Effective Sales Writing – Is the Hard Sell Dead?

effective sales writing

Are you trying to make sales online? Are you wondering if you should go with the “hard sell” or the “soft sell?” You know the difference. Hard sell is “in your face, buy now.” Soft sell is “Let me understand your problem and see if what I sell solves it.”

Often, a hard sell comes across as a sleazy “get rich quick” scheme, and people resist it because it’s “in your face.” A soft sell, on the other hand, seems more like someone taking you by the hand and gently guiding you in the direction of a good purchase. Something that would benefit you. So, which approach should you take in your sales writing? Should you go with a hard sell or a soft sell?

The fact is, whether you go with the hard sell or the soft sell is very subjective. And how well it succeeds will depend largely on what you’re selling and how skilled you are as a writer. One person, for instance, might be able to do a hard sell very effectively, if he or she has the right personality. Another might blow it completely.

When the hard sell works

Frankly, there are some products that lend themselves to the “hard sell.” I hate to say this about my fellow human beings, but if you’re selling an item that relates to a person’s ego, you’ll probably discover that a lot of product moves via the hard sell. If you have a magic pill that’s going to empower people to lose five pounds a week, your best prospects will respond to hard sales writing.

Are you down-to-earth, easy to get along with and charismatic? Do you want to start your prospects down a path that will lead to additional sales, such as upgrades? If this describes you, a different approach will deliver your most effective sales writing. You don’t have to take the “hard sales” approach; you have to believe in your product and be comfortable with promoting it. Yet if you’re not all that comfortable asking people to buy, chances are you won’t make much money.

You still have to close sales.

You can try following other people who have done well selling online, but if your style of marketing doesn’t match theirs, then you’re going to be disappointed. Just copying what the other guy does isn’t necessarily going to lead you in the direction of success. You have to find your own voice.

Trust and soft(er) sales

Of course, it’s natural to try to emulate what successful salespeople do, but it might not always work. You might have seen people who have made phenomenal amounts of sales by doing nothing more than blogging, which is, of course, what you’re probably trying to do. These people don’t even have to sell at all – they just write, talk about products, and generate sales. The more they talk about their products, the more sales they generate.

So how are they doing that? It’s a pretty simple principle. They’ve built trust, and now all they have to do is sit back and wait for the sales to come in. Here’s the thing – you can sell a lot and build trust, or you can build trust and sell a lot. If you’re new to the game, you have to build trust first; then you sell more. Then you build more trust.
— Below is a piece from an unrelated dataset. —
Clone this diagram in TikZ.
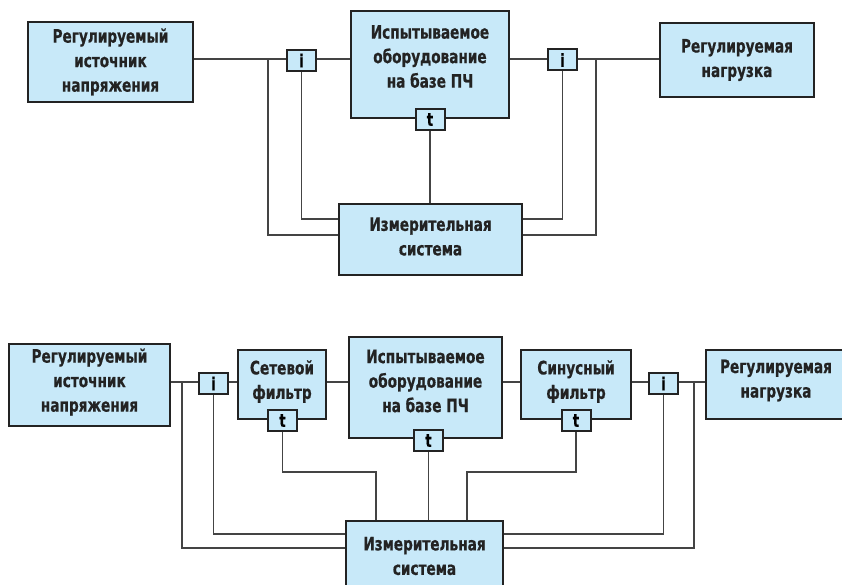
\documentclass[tikz,border=0pt]{standalone}
\usepackage{fontspec}
\setmainfont{DejaVu Sans Condensed}[BoldFont={DejaVu Sans Condensed Bold}, BoldFeatures={FakeBold=0.6}, FakeStretch=0.82]
\definecolor{boxblue}{RGB}{200,233,249}
\definecolor{ink}{RGB}{35,35,35}
\tikzset{
    box/.style={draw=ink, line width=2.6pt, fill=boxblue, inner sep=0pt},
    tag/.style={draw=ink, line width=2pt, fill=boxblue, minimum width=29pt, minimum height=21pt, inner sep=0pt, font=\fontsize{18}{18}\selectfont\bfseries},
    txt/.style={align=center, text=ink, font=\fontsize{18.5}{24.5}\selectfont\bfseries},
    wire/.style={draw=ink!85, line width=1.4pt}
}

\begin{document}
\begin{tikzpicture}[x=1pt, y=-1pt]
        \useasboundingbox (0,0) rectangle (842,585);
        \clip (0,0) rectangle (842,585);
        % top scheme, boxes
            \node[box, minimum width=165pt, minimum height=80pt] (src1) at (110.5,62) {};
            \node[txt] at (src1) {Регулируемый\\источник\\напряжения};
            \node[box, minimum width=158pt, minimum height=107pt] (dut1) at (430,64.5) {};
            \node[txt] at ([yshift=8pt]dut1.center) {Испытываемое\\оборудование\\на базе ПЧ};
            \node[box, minimum width=154pt, minimum height=74pt] (load1) at (737,60) {};
            \node[txt] at (load1) {Регулируемая\\нагрузка};
            \node[box, minimum width=183pt, minimum height=71pt] (meas1) at (430.5,239.5) {};
            \node[txt] at ([yshift=3pt]meas1.center) {Измерительная\\система};
            \node[tag] (i1a) at (301.5,60.5) {i};
            \node[tag] (i1b) at (562.5,60) {i};
            \node[tag] (t1) at (430,119.5) {t};
        % top scheme, lines
            \coordinate (br1a) at (268,59);
            \coordinate (br1b) at (596,59);
            \draw [wire] (src1.east |- br1a) -- (i1a.west |- br1a);
            \draw [wire] (i1a.east |- br1a) -- (dut1.west |- br1a);
            \draw [wire] (dut1.east |- br1a) -- (i1b.west |- br1a);
            \draw [wire] (i1b.east |- br1a) -- (load1.west |- br1a);
            \draw [wire] (i1a.south) |- ([yshift=20.5pt]meas1.west);
            \draw [wire] (i1b.south) |- ([yshift=20.5pt]meas1.east);
            \draw [wire] (t1.south) -- (t1.south |- meas1.north);
            \draw [wire] (br1a) |- ([yshift=4.5pt]meas1.west);
            \draw [wire] (br1b) |- ([yshift=4.5pt]meas1.east);

        % bottom scheme, boxes
            \node[box, minimum width=161pt, minimum height=82pt] (src2) at (89.5,385) {};
            \node[txt] at ([yshift=3pt]src2.center) {Регулируемый\\источник\\напряжения};
            \node[box, minimum width=88pt, minimum height=69pt] (flt2a) at (282,384.5) {};
            \node[txt] at ([yshift=3pt]flt2a.center) {Сетевой\\фильтр};
            \node[box, minimum width=153pt, minimum height=101pt] (dut2) at (425.5,387.5) {};
            \node[txt] at ([yshift=6.5pt]dut2.center) {Испытываемое\\оборудование\\на базе ПЧ};
            \node[box, minimum width=110pt, minimum height=69pt] (flt2b) at (576,384.5) {};
            \node[txt] at ([yshift=3pt]flt2b.center) {Синусный\\фильтр};
            \node[box, minimum width=140pt, minimum height=69pt] (load2) at (776,384.5) {};
            \node[txt] at ([yshift=4pt]load2.center) {Регулируемая\\нагрузка};
            \node[box, minimum width=157pt, minimum height=74pt] (meas2) at (424.5,558) {};
            \node[txt] at ([yshift=2pt]meas2.center) {Измерительная\\система};
            \node[tag] (i2a) at (213.5,383.5) {i};
            \node[tag] (i2b) at (663.5,383.5) {i};
            \node[tag] (t2a) at (282.5,420.5) {t};
            \node[tag] (t2b) at (428.5,440.5) {t};
            \node[tag] (t2c) at (576,420.5) {t};
        % bottom scheme, lines
            \coordinate (br2a) at (182,382);
            \coordinate (br2b) at (694,382);
            \draw [wire] (src2.east |- br2a) -- (i2a.west |- br2a);
            \draw [wire] (i2a.east |- br2a) -- (flt2a.west |- br2a);
            \draw [wire] (flt2a.east |- br2a) -- (dut2.west |- br2a);
            \draw [wire] (dut2.east |- br2a) -- (flt2b.west |- br2a);
            \draw [wire] (flt2b.east |- br2a) -- (i2b.west |- br2a);
            \draw [wire] (i2b.east |- br2a) -- (load2.west |- br2a);
            \draw [wire] (br2a) |- (meas2.west |- 0,548);
            \draw [wire] (i2a.south) |- (meas2.west |- 0,534);
            \draw [wire] (br2b) |- (meas2.east |- 0,548);
            \draw [wire] (i2b.south) |- (meas2.east |- 0,534);
            \draw [wire] (t2a.south) |- (376,472) -- (376,472 |- meas2.north);
            \draw [wire] (t2b.south) -- (t2b.south |- meas2.north);
            \draw [wire] (t2c.south) |- (467,472) -- (467,472 |- meas2.north);
    \end{tikzpicture}
\end{document}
Eventually, you create your niche. The more you sell, the more trust you build, and the more trust you build, the more you sell.

By the way, although I’m using the word “trust” here, a major component of that trust is authority. Let’s say that trust is recognizing authority in a person you want to have a relationship with. In this case, that relationship revolves around sales.

And here’s a tip if you’re just starting out: Work on building an online community. Determine the area where you want your sales to come from eventually, and start building up a following. Create a forum. Establish a blog. Publish an ebook. Build an email list. Gather social media followers.

Once you have a community that trusts you, then you can begin to turn the corner and start selling items that appeal to your community. When you do this, keep your community in the loop. Get their thoughts on your products and use them to fine tune what you sell.

You’ll also discover that when you get to this point, you have established a “voice” that leads to effective sales writing in your niche.